__Task statement__.
Reproduce every entry below precisely; do not include the pictures.

## start Material provided

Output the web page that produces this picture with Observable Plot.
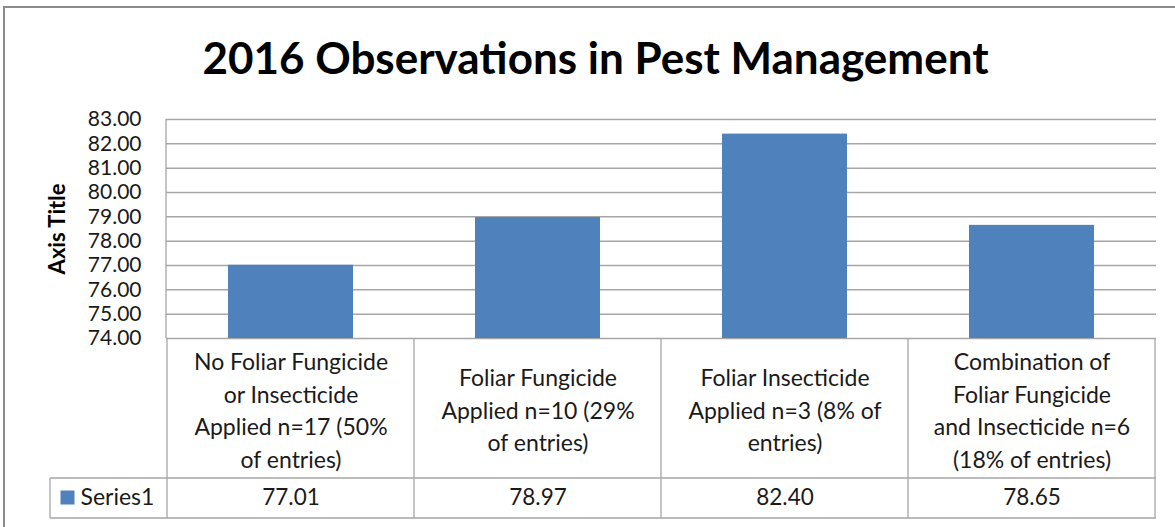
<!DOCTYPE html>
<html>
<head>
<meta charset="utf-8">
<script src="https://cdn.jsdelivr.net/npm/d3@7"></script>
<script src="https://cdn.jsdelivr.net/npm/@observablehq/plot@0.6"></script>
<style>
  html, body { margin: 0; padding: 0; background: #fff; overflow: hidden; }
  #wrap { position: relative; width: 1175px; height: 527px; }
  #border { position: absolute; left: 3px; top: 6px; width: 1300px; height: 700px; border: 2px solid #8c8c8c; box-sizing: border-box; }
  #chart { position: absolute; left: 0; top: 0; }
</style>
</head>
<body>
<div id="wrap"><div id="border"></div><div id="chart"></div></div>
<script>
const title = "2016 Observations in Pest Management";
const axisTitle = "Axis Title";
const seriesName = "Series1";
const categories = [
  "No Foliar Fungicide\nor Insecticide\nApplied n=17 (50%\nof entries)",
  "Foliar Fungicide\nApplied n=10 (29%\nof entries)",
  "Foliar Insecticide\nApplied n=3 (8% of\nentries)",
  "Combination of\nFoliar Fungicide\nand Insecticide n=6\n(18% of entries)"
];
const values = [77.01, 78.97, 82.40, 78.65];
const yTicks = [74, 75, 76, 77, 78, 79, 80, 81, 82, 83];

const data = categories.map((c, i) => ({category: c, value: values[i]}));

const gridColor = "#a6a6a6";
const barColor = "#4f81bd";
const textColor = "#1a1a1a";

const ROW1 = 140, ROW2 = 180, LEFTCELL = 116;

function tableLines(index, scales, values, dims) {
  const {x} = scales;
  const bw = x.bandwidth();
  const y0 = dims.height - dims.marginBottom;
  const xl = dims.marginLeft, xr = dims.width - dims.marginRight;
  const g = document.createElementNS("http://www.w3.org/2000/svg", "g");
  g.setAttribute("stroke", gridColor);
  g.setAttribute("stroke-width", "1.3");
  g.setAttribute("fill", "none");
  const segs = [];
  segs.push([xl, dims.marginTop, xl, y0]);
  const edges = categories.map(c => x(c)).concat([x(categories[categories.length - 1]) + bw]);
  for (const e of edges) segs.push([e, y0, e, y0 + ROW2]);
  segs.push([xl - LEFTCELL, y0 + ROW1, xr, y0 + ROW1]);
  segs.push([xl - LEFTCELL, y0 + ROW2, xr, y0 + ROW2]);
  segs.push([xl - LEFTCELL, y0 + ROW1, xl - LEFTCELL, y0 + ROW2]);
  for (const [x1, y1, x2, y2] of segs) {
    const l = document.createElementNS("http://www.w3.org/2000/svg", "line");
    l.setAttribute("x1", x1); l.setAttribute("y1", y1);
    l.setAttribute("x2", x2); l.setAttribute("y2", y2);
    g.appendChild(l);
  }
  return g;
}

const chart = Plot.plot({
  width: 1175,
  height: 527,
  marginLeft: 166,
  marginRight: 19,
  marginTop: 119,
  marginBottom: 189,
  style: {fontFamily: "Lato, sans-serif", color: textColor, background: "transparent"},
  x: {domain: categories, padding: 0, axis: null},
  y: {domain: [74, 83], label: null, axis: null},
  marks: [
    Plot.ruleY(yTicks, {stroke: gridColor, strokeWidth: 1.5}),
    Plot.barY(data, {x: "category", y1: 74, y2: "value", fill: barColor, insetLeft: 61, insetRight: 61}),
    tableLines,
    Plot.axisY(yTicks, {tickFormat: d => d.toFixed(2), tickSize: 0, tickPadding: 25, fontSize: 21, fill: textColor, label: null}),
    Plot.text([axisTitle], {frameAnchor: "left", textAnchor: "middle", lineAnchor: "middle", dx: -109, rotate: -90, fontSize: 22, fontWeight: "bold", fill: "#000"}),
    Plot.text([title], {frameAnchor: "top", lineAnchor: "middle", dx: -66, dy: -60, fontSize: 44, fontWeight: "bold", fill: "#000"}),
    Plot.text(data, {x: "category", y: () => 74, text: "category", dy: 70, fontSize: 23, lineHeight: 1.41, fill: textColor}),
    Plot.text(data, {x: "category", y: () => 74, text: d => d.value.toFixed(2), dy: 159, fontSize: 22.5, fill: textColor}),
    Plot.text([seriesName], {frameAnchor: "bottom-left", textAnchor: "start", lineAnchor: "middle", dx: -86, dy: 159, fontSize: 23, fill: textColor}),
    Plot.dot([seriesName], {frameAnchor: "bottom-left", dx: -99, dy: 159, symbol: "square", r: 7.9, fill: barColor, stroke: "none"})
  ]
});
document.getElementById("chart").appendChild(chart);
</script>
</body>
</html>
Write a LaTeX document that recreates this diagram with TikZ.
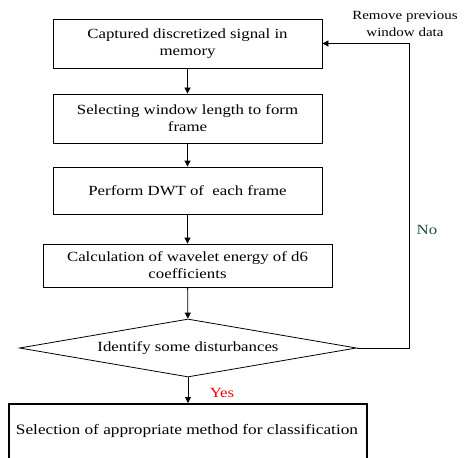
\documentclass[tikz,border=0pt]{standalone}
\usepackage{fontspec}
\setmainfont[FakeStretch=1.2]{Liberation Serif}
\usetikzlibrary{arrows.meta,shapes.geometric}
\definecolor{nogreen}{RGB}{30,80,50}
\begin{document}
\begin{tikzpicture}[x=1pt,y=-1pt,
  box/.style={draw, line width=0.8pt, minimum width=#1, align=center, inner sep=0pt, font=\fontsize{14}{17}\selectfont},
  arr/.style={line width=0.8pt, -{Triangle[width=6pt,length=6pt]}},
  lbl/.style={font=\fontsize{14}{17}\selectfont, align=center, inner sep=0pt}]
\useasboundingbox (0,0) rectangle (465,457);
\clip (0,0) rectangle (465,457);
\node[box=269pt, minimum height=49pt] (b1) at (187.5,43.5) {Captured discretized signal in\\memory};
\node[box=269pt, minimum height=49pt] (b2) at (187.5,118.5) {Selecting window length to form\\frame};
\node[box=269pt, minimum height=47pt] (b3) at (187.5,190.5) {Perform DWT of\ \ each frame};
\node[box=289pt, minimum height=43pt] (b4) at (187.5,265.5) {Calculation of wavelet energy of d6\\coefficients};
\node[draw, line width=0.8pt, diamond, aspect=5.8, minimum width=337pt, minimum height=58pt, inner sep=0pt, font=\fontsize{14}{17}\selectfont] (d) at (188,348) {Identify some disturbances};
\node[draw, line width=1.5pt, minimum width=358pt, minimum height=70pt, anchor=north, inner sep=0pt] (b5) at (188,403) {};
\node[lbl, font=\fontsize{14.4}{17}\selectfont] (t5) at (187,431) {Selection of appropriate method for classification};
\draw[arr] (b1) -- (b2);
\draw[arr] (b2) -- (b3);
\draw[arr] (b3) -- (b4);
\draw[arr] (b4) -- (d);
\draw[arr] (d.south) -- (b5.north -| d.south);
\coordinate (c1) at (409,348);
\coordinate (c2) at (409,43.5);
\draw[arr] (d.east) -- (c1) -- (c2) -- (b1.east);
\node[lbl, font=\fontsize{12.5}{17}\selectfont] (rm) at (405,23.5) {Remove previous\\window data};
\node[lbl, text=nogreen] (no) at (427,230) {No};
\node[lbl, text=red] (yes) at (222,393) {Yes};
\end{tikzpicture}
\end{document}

## end Material provided

__Answer to this task__.
Output the web page that produces this picture with Observable Plot.
<!DOCTYPE html>
<html>
<head>
<meta charset="utf-8">
<script src="https://cdn.jsdelivr.net/npm/d3@7"></script>
<script src="https://cdn.jsdelivr.net/npm/@observablehq/plot@0.6"></script>
<style>
  html, body { margin: 0; padding: 0; background: #fff; overflow: hidden; }
  #wrap { position: relative; width: 1175px; height: 527px; }
  #border { position: absolute; left: 3px; top: 6px; width: 1300px; height: 700px; border: 2px solid #8c8c8c; box-sizing: border-box; }
  #chart { position: absolute; left: 0; top: 0; }
</style>
</head>
<body>
<div id="wrap"><div id="border"></div><div id="chart"></div></div>
<script>
const title = "2016 Observations in Pest Management";
const axisTitle = "Axis Title";
const seriesName = "Series1";
const categories = [
  "No Foliar Fungicide\nor Insecticide\nApplied n=17 (50%\nof entries)",
  "Foliar Fungicide\nApplied n=10 (29%\nof entries)",
  "Foliar Insecticide\nApplied n=3 (8% of\nentries)",
  "Combination of\nFoliar Fungicide\nand Insecticide n=6\n(18% of entries)"
];
const values = [77.01, 78.97, 82.40, 78.65];
const yTicks = [74, 75, 76, 77, 78, 79, 80, 81, 82, 83];

const data = categories.map((c, i) => ({category: c, value: values[i]}));

const gridColor = "#a6a6a6";
const barColor = "#4f81bd";
const textColor = "#1a1a1a";

const ROW1 = 140, ROW2 = 180, LEFTCELL = 116;

function tableLines(index, scales, values, dims) {
  const {x} = scales;
  const bw = x.bandwidth();
  const y0 = dims.height - dims.marginBottom;
  const xl = dims.marginLeft, xr = dims.width - dims.marginRight;
  const g = document.createElementNS("http://www.w3.org/2000/svg", "g");
  g.setAttribute("stroke", gridColor);
  g.setAttribute("stroke-width", "1.3");
  g.setAttribute("fill", "none");
  const segs = [];
  segs.push([xl, dims.marginTop, xl, y0]);
  const edges = categories.map(c => x(c)).concat([x(categories[categories.length - 1]) + bw]);
  for (const e of edges) segs.push([e, y0, e, y0 + ROW2]);
  segs.push([xl - LEFTCELL, y0 + ROW1, xr, y0 + ROW1]);
  segs.push([xl - LEFTCELL, y0 + ROW2, xr, y0 + ROW2]);
  segs.push([xl - LEFTCELL, y0 + ROW1, xl - LEFTCELL, y0 + ROW2]);
  for (const [x1, y1, x2, y2] of segs) {
    const l = document.createElementNS("http://www.w3.org/2000/svg", "line");
    l.setAttribute("x1", x1); l.setAttribute("y1", y1);
    l.setAttribute("x2", x2); l.setAttribute("y2", y2);
    g.appendChild(l);
  }
  return g;
}

const chart = Plot.plot({
  width: 1175,
  height: 527,
  marginLeft: 166,
  marginRight: 19,
  marginTop: 119,
  marginBottom: 189,
  style: {fontFamily: "Lato, sans-serif", color: textColor, background: "transparent"},
  x: {domain: categories, padding: 0, axis: null},
  y: {domain: [74, 83], label: null, axis: null},
  marks: [
    Plot.ruleY(yTicks, {stroke: gridColor, strokeWidth: 1.5}),
    Plot.barY(data, {x: "category", y1: 74, y2: "value", fill: barColor, insetLeft: 61, insetRight: 61}),
    tableLines,
    Plot.axisY(yTicks, {tickFormat: d => d.toFixed(2), tickSize: 0, tickPadding: 25, fontSize: 21, fill: textColor, label: null}),
    Plot.text([axisTitle], {frameAnchor: "left", textAnchor: "middle", lineAnchor: "middle", dx: -109, rotate: -90, fontSize: 22, fontWeight: "bold", fill: "#000"}),
    Plot.text([title], {frameAnchor: "top", lineAnchor: "middle", dx: -66, dy: -60, fontSize: 44, fontWeight: "bold", fill: "#000"}),
    Plot.text(data, {x: "category", y: () => 74, text: "category", dy: 70, fontSize: 23, lineHeight: 1.41, fill: textColor}),
    Plot.text(data, {x: "category", y: () => 74, text: d => d.value.toFixed(2), dy: 159, fontSize: 22.5, fill: textColor}),
    Plot.text([seriesName], {frameAnchor: "bottom-left", textAnchor: "start", lineAnchor: "middle", dx: -86, dy: 159, fontSize: 23, fill: textColor}),
    Plot.dot([seriesName], {frameAnchor: "bottom-left", dx: -99, dy: 159, symbol: "square", r: 7.9, fill: barColor, stroke: "none"})
  ]
});
document.getElementById("chart").appendChild(chart);
</script>
</body>
</html>
Write a LaTeX document that recreates this diagram with TikZ.
\documentclass[tikz,border=0pt]{standalone}
\usepackage{fontspec}
\setmainfont[FakeStretch=1.2]{Liberation Serif}
\usetikzlibrary{arrows.meta,shapes.geometric}
\definecolor{nogreen}{RGB}{30,80,50}
\begin{document}
\begin{tikzpicture}[x=1pt,y=-1pt,
  box/.style={draw, line width=0.8pt, minimum width=#1, align=center, inner sep=0pt, font=\fontsize{14}{17}\selectfont},
  arr/.style={line width=0.8pt, -{Triangle[width=6pt,length=6pt]}},
  lbl/.style={font=\fontsize{14}{17}\selectfont, align=center, inner sep=0pt}]
\useasboundingbox (0,0) rectangle (465,457);
\clip (0,0) rectangle (465,457);
\node[box=269pt, minimum height=49pt] (b1) at (187.5,43.5) {Captured discretized signal in\\memory};
\node[box=269pt, minimum height=49pt] (b2) at (187.5,118.5) {Selecting window length to form\\frame};
\node[box=269pt, minimum height=47pt] (b3) at (187.5,190.5) {Perform DWT of\ \ each frame};
\node[box=289pt, minimum height=43pt] (b4) at (187.5,265.5) {Calculation of wavelet energy of d6\\coefficients};
\node[draw, line width=0.8pt, diamond, aspect=5.8, minimum width=337pt, minimum height=58pt, inner sep=0pt, font=\fontsize{14}{17}\selectfont] (d) at (188,348) {Identify some disturbances};
\node[draw, line width=1.5pt, minimum width=358pt, minimum height=70pt, anchor=north, inner sep=0pt] (b5) at (188,403) {};
\node[lbl, font=\fontsize{14.4}{17}\selectfont] (t5) at (187,431) {Selection of appropriate method for classification};
\draw[arr] (b1) -- (b2);
\draw[arr] (b2) -- (b3);
\draw[arr] (b3) -- (b4);
\draw[arr] (b4) -- (d);
\draw[arr] (d.south) -- (b5.north -| d.south);
\coordinate (c1) at (409,348);
\coordinate (c2) at (409,43.5);
\draw[arr] (d.east) -- (c1) -- (c2) -- (b1.east);
\node[lbl, font=\fontsize{12.5}{17}\selectfont] (rm) at (405,23.5) {Remove previous\\window data};
\node[lbl, text=nogreen] (no) at (427,230) {No};
\node[lbl, text=red] (yes) at (222,393) {Yes};
\end{tikzpicture}
\end{document}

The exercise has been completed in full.